Stated exercise >> Quote from the first line below through the line that contains "import matplotlib.pyplot as plt", both included, and leave the pictures out.

Source code of charts

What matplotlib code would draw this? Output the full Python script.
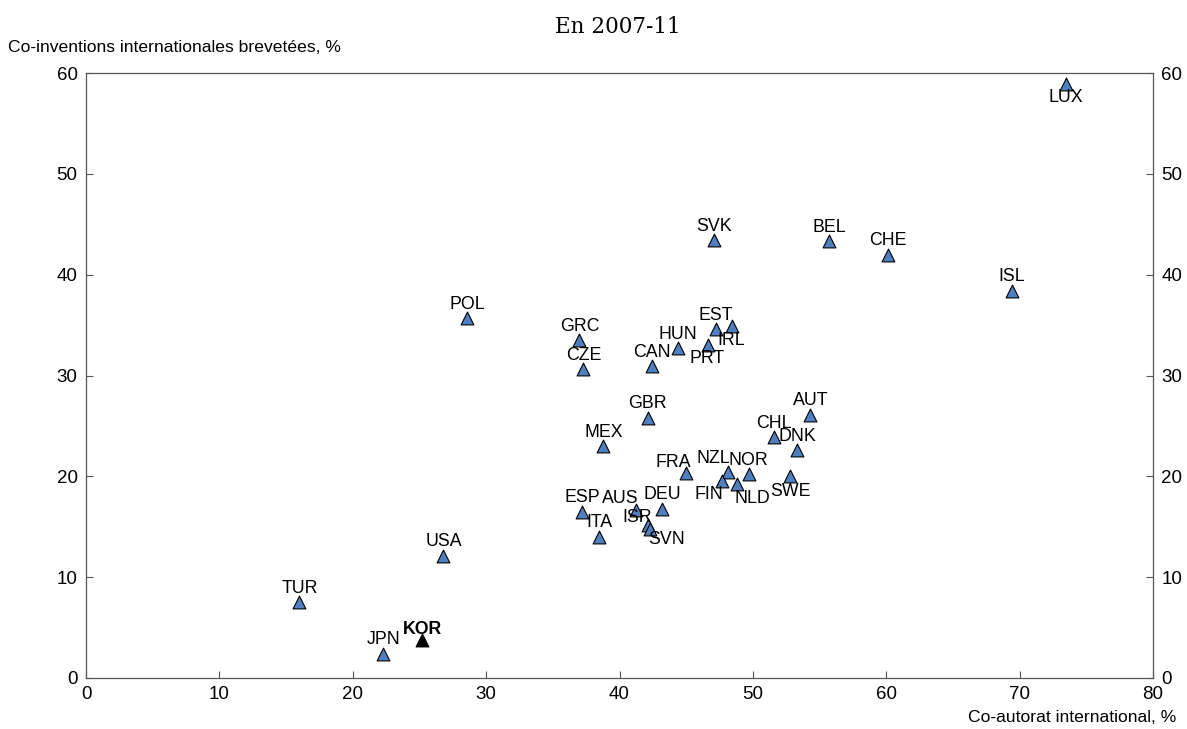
import matplotlib
matplotlib.use("Agg")
import matplotlib.pyplot as plt

countries = ["LUX", "SVK", "BEL", "CHE", "ISL", "POL", "GRC", "CZE", "EST", "IRL",
             "HUN", "PRT", "CAN", "GBR", "MEX", "CHL", "AUT", "DNK", "FRA", "NZL",
             "NOR", "FIN", "NLD", "SWE", "ESP", "AUS", "DEU", "ISR", "SVN", "ITA",
             "USA", "TUR", "JPN", "KOR"]
coauthorship = [73.5, 47.1, 55.7, 60.1, 69.4, 28.6, 37.0, 37.3, 47.2, 48.4,
                44.4, 46.6, 42.4, 42.1, 38.8, 51.6, 54.3, 53.3, 45.0, 48.1,
                49.7, 47.7, 48.8, 52.8, 37.2, 41.2, 43.2, 42.1, 42.3, 38.5,
                26.8, 16.0, 22.3, 25.2]
coinventions = [58.9, 43.4, 43.3, 42.0, 38.4, 35.7, 33.5, 30.6, 34.6, 34.9,
                32.7, 33.0, 30.9, 25.8, 23.0, 23.9, 26.1, 22.6, 20.3, 20.4,
                20.2, 19.5, 19.2, 20.0, 16.5, 16.7, 16.8, 15.2, 14.8, 14.0,
                12.1, 7.5, 2.4, 3.8]
highlight = "KOR"

# label offsets in pixels (dx right, dy up)
label_offsets = {
    "LUX": (0, -13), "IRL": (0, -14), "PRT": (0, -13),
    "FRA": (-13, 11), "NZL": (-14, 14), "FIN": (-13, -13), "NLD": (16, -14),
    "SWE": (0, -15), "AUS": (-15, 11), "ISR": (-10, 7), "SVN": (16, -11),
    "KOR": (0, 10),
}
default_offset = (0, 14)

W, H = 1187, 729
fig = plt.figure(figsize=(W / 100, H / 100), dpi=100)
ax = fig.add_axes([86 / W, 1 - 678 / H, (1153 - 86) / W, (678 - 73) / H])

blue = "#4F7FBF"
for c, x, y in zip(countries, coauthorship, coinventions):
    fc = "black" if c == highlight else blue
    ax.scatter([x], [y], marker="^", s=85, facecolor=fc, edgecolor="black",
               linewidth=0.8, zorder=3)
    dx, dy = label_offsets.get(c, default_offset)
    ax.annotate(c, (x, y), xytext=(dx * 0.72, dy * 0.72), textcoords="offset points",
                ha="center", va="center", fontsize=12.8,
                fontweight="bold" if c == highlight else "normal",
                family="Liberation Sans", color="black", zorder=4)

ax.set_xlim(0, 80)
ax.set_ylim(0, 60)
ax.set_xticks(range(0, 81, 10))
ax.set_yticks(range(0, 61, 10))
ax.tick_params(direction="in", length=5, width=0.8, color="#555555",
               labelsize=13.5, right=True, labelright=True, pad=6)
for lab in ax.get_xticklabels() + ax.get_yticklabels():
    lab.set_family("Liberation Sans")
for s in ax.spines.values():
    s.set_color("#555555")
    s.set_linewidth(0.9)

fig.text(618 / W, 1 - 27 / H, "En 2007-11", ha="center", va="center",
         fontsize=15.5, family="DejaVu Serif")
fig.text(8 / W, 1 - 48 / H, "Co-inventions internationales brevetées, %",
         ha="left", va="center", fontsize=12.6, family="Liberation Sans")
fig.text(1176 / W, 1 - 718 / H, "Co-autorat international, %",
         ha="right", va="center", fontsize=12.6, family="Liberation Sans")

fig.savefig("out.png", dpi=100)
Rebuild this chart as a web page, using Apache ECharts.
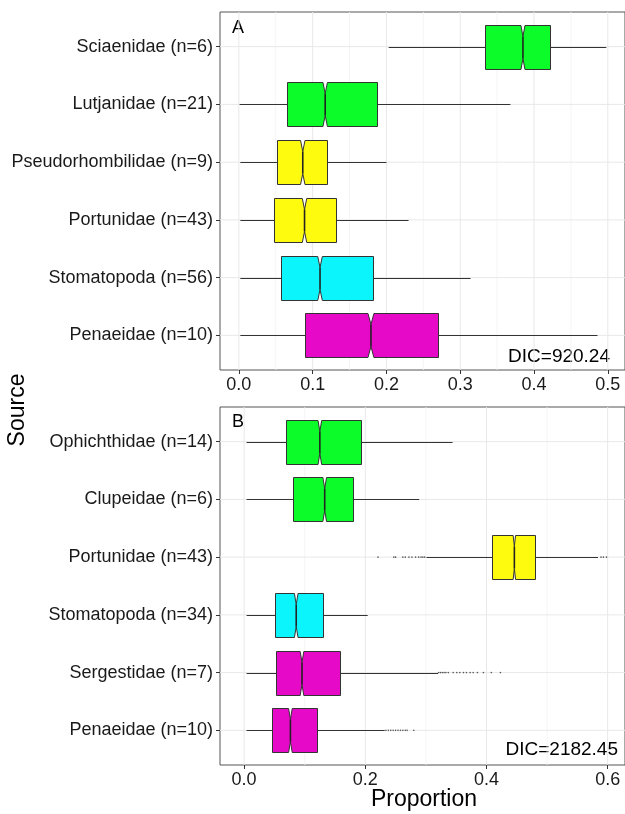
<!DOCTYPE html>
<html>
<head>
<meta charset="utf-8">
<script src="https://cdn.jsdelivr.net/npm/echarts@6/dist/echarts.min.js"></script>
<style>html,body{margin:0;padding:0;background:#fff;}#chart{width:625px;height:814px;}</style>
</head>
<body>
<div id="chart"></div>
<script>
// ---------- Panel A data (top to bottom) ----------
const catsA = ['Sciaenidae (n=6)','Lutjanidae (n=21)','Pseudorhombilidae (n=9)','Portunidae (n=43)','Stomatopoda (n=56)','Penaeidae (n=10)'];
const lowA   = [0.203, 0.001, 0.002, 0.002, 0.002, 0.002];
const q1A    = [0.333, 0.065, 0.052, 0.048, 0.0565, 0.090];
const medA   = [0.385, 0.117, 0.0866, 0.089, 0.110, 0.179];
const q3A    = [0.422, 0.187, 0.119, 0.132, 0.182, 0.270];
const highA  = [0.498, 0.368, 0.200, 0.230, 0.314, 0.486];
const notchA = [0.0027, 0.003, 0.003, 0.003, 0.0031, 0.004];
const colorA = ['green','green','yellow','yellow','cyan','magenta'];
const majorTicksA = [0, 0.1, 0.2, 0.3, 0.4, 0.5];
const minorTicksA = [0.05, 0.15, 0.25, 0.35, 0.45];

// ---------- Panel B data (top to bottom) ----------
const catsB = ['Ophichthidae (n=14)','Clupeidae (n=6)','Portunidae (n=43)','Stomatopoda (n=34)','Sergestidae (n=7)','Penaeidae (n=10)'];
const lowB   = [0.004, 0.004, 0.301, 0.004, 0.004, 0.004];
const q1B    = [0.069, 0.080, 0.409, 0.051, 0.052, 0.046];
const medB   = [0.125, 0.133, 0.446, 0.086, 0.0955, 0.0764];
const q3B    = [0.193, 0.179, 0.480, 0.130, 0.159, 0.120];
const highB  = [0.344, 0.289, 0.584, 0.204, 0.320, 0.232];
const notchB = [0.003, 0.003, 0.002, 0.003, 0.003, 0.003];
const colorB = ['green','green','yellow','cyan','magenta','magenta'];
const outPortunidaeB = [0.221, 0.247, 0.250, 0.262, 0.266, 0.272, 0.277, 0.283, 0.288, 0.292, 0.295, 0.298, 0.589, 0.593, 0.598];
const outSergestidaeB = [0.321, 0.324, 0.327, 0.330, 0.333, 0.337, 0.345, 0.351, 0.356, 0.362, 0.367, 0.373, 0.378, 0.385, 0.395, 0.408, 0.423];
const outPenaeidaeB = [0.234, 0.238, 0.242, 0.246, 0.250, 0.254, 0.258, 0.262, 0.266, 0.269, 0.280];
const majorTicksB = [0, 0.2, 0.4, 0.6];
const minorTicksB = [0.1, 0.3, 0.5];

const rowTicks = [1, 2, 3, 4, 5, 6];
const dicA = 'DIC=920.24';
const dicB = 'DIC=2182.45';

// ---------- styling ----------
const palette = { green: '#0cfc2a', yellow: '#fffb0f', cyan: '#0af5fc', magenta: '#e60ac8' };
const FONT = '"Liberation Sans", Arial, sans-serif';
const EDGE = '#333333';
const BOXW = 0.75;

// data row: [low, row, q1, median, q3, high, notch half-width]
function boxData(low, q1, med, q3, high, notch) {
  return low.map((v, i) => [v, i + 1, q1[i], med[i], q3[i], high[i], notch[i]]);
}
const snap = v => Math.round(v) + 0.5;

function makeBoxRenderer(colors) {
  return function (params, api) {
    const row = api.value(1);
    const lo = api.coord([api.value(0), row]);
    const x1 = snap(api.coord([api.value(2), row])[0]);
    const xm = api.coord([api.value(3), row])[0];
    const x3 = snap(api.coord([api.value(4), row])[0]);
    const xh = api.coord([api.value(5), row])[0];
    const nh = api.value(6);
    const xnl = api.coord([api.value(3) - nh, row])[0];
    const xnu = api.coord([api.value(3) + nh, row])[0];
    const y = snap(lo[1]);
    const h = Math.round(Math.abs(api.size([0, 1])[1]) * BOXW / 2);
    const fill = palette[colors[params.dataIndex]];
    return {
      type: 'group',
      children: [
        { type: 'polyline', shape: { points: [[lo[0], y], [xh, y]] }, style: { stroke: EDGE, lineWidth: 1, fill: null }, z2: 1 },
        { type: 'polygon', shape: { points: [
            [x1, y - h], [xnl, y - h], [xm, y - h / 2], [xnu, y - h], [x3, y - h],
            [x3, y + h], [xnu, y + h], [xm, y + h / 2], [xnl, y + h], [x1, y + h]
          ] }, style: { fill: fill, stroke: EDGE, lineWidth: 1 }, z2: 2 },
        { type: 'polyline', shape: { points: [[xm, y - h / 2], [xm, y + h / 2]] }, style: { stroke: '#222', lineWidth: 1.6, fill: null }, z2: 3 }
      ]
    };
  };
}

function vLineRenderer(color, width) {
  return function (params, api) {
    const x = api.coord([api.value(0), 1])[0];
    const cs = params.coordSys;
    return { type: 'line', silent: true, shape: { x1: x, y1: cs.y, x2: x, y2: cs.y + cs.height }, style: { stroke: color, lineWidth: width } };
  };
}
function hLineRenderer(color, width) {
  return function (params, api) {
    const y = api.coord([0, api.value(1)])[1];
    const cs = params.coordSys;
    return { type: 'line', silent: true, shape: { x1: cs.x, y1: y, x2: cs.x + cs.width, y2: y }, style: { stroke: color, lineWidth: width } };
  };
}

function xAxisCfg(gridIndex, min, max, ticks) {
  return {
    type: 'value', gridIndex: gridIndex, min: min, max: max,
    axisLine: { show: false, onZero: false },
    splitLine: { show: false },
    axisTick: { show: true, customValues: ticks, length: 4, lineStyle: { color: '#333', width: 1 } },
    axisLabel: { customValues: ticks, margin: 6, fontSize: 18, fontFamily: FONT, color: '#1a1a1a',
      formatter: v => Number(v).toFixed(1) }
  };
}
function yAxisCfg(gridIndex, cats) {
  return {
    type: 'value', gridIndex: gridIndex, min: 0.4, max: 6.6, inverse: true,
    axisLine: { show: false, onZero: false },
    splitLine: { show: false },
    axisTick: { show: true, customValues: rowTicks, length: 4, lineStyle: { color: '#333', width: 1 } },
    axisLabel: { customValues: rowTicks, margin: 7, fontSize: 18, fontFamily: FONT, color: '#1a1a1a',
      formatter: v => cats[Math.round(v) - 1] }
  };
}

function outlierData(vals, row) { return vals.map(v => [v, row]); }

const chart = echarts.init(document.getElementById('chart'), null, { renderer: 'canvas' });
chart.setOption({
  backgroundColor: '#ffffff',
  animation: false,
  grid: [
    { left: 220, top: 12, right: -3, height: 358, show: true, borderColor: '#555', borderWidth: 1, backgroundColor: 'transparent' },
    { left: 220, top: 407, right: -3, height: 358, show: true, borderColor: '#555', borderWidth: 1, backgroundColor: 'transparent' }
  ],
  xAxis: [
    xAxisCfg(0, -0.02556, 0.5233, majorTicksA),
    xAxisCfg(1, -0.0398, 0.6286, majorTicksB)
  ],
  yAxis: [ yAxisCfg(0, catsA), yAxisCfg(1, catsB) ],
  series: [
    // panel A grid lines
    { type: 'custom', xAxisIndex: 0, yAxisIndex: 0, z: 1, silent: true, data: minorTicksA.map(v => [v, 1]), renderItem: vLineRenderer('#f3f3f3', 0.8) },
    { type: 'custom', xAxisIndex: 0, yAxisIndex: 0, z: 1, silent: true, data: majorTicksA.map(v => [v, 1]), renderItem: vLineRenderer('#e8e8e8', 1) },
    { type: 'custom', xAxisIndex: 0, yAxisIndex: 0, z: 1, silent: true, data: rowTicks.map(v => [0, v]), renderItem: hLineRenderer('#e8e8e8', 1) },
    // panel B grid lines
    { type: 'custom', xAxisIndex: 1, yAxisIndex: 1, z: 1, silent: true, data: minorTicksB.map(v => [v, 1]), renderItem: vLineRenderer('#f3f3f3', 0.8) },
    { type: 'custom', xAxisIndex: 1, yAxisIndex: 1, z: 1, silent: true, data: majorTicksB.map(v => [v, 1]), renderItem: vLineRenderer('#e8e8e8', 1) },
    { type: 'custom', xAxisIndex: 1, yAxisIndex: 1, z: 1, silent: true, data: rowTicks.map(v => [0, v]), renderItem: hLineRenderer('#e8e8e8', 1) },
    // boxes
    { type: 'custom', xAxisIndex: 0, yAxisIndex: 0, z: 3, encode: { x: [0, 2, 3, 4, 5], y: 1 },
      data: boxData(lowA, q1A, medA, q3A, highA, notchA), renderItem: makeBoxRenderer(colorA) },
    { type: 'custom', xAxisIndex: 1, yAxisIndex: 1, z: 3, encode: { x: [0, 2, 3, 4, 5], y: 1 },
      data: boxData(lowB, q1B, medB, q3B, highB, notchB), renderItem: makeBoxRenderer(colorB) },
    // outliers
    { type: 'scatter', xAxisIndex: 1, yAxisIndex: 1, z: 4, symbol: 'circle', symbolSize: 1.6,
      itemStyle: { color: '#333' },
      data: outlierData(outPortunidaeB, 3).concat(outlierData(outSergestidaeB, 5), outlierData(outPenaeidaeB, 6)) }
  ],
  graphic: [
    { type: 'text', x: 18, y: 410, rotation: Math.PI / 2, style: { text: 'Source', font: '23px ' + FONT, fill: '#000', align: 'center', verticalAlign: 'middle' } },
    { type: 'text', x: 424, y: 800, style: { text: 'Proportion', font: '23px ' + FONT, fill: '#000', align: 'center', verticalAlign: 'middle' } },
    { type: 'text', x: 238, y: 28, style: { text: 'A', font: '18px ' + FONT, fill: '#000', align: 'center', verticalAlign: 'middle' } },
    { type: 'text', x: 238, y: 422, style: { text: 'B', font: '18px ' + FONT, fill: '#000', align: 'center', verticalAlign: 'middle' } },
    { type: 'text', x: 610, y: 357, style: { text: dicA, font: '19px ' + FONT, fill: '#000', align: 'right', verticalAlign: 'middle' } },
    { type: 'text', x: 618, y: 750, style: { text: dicB, font: '19px ' + FONT, fill: '#000', align: 'right', verticalAlign: 'middle' } }
  ]
});
</script>
</body>
</html>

Solution for this task >>
What matplotlib code would draw this? Output the full Python script.
import matplotlib
matplotlib.use("Agg")
import matplotlib.pyplot as plt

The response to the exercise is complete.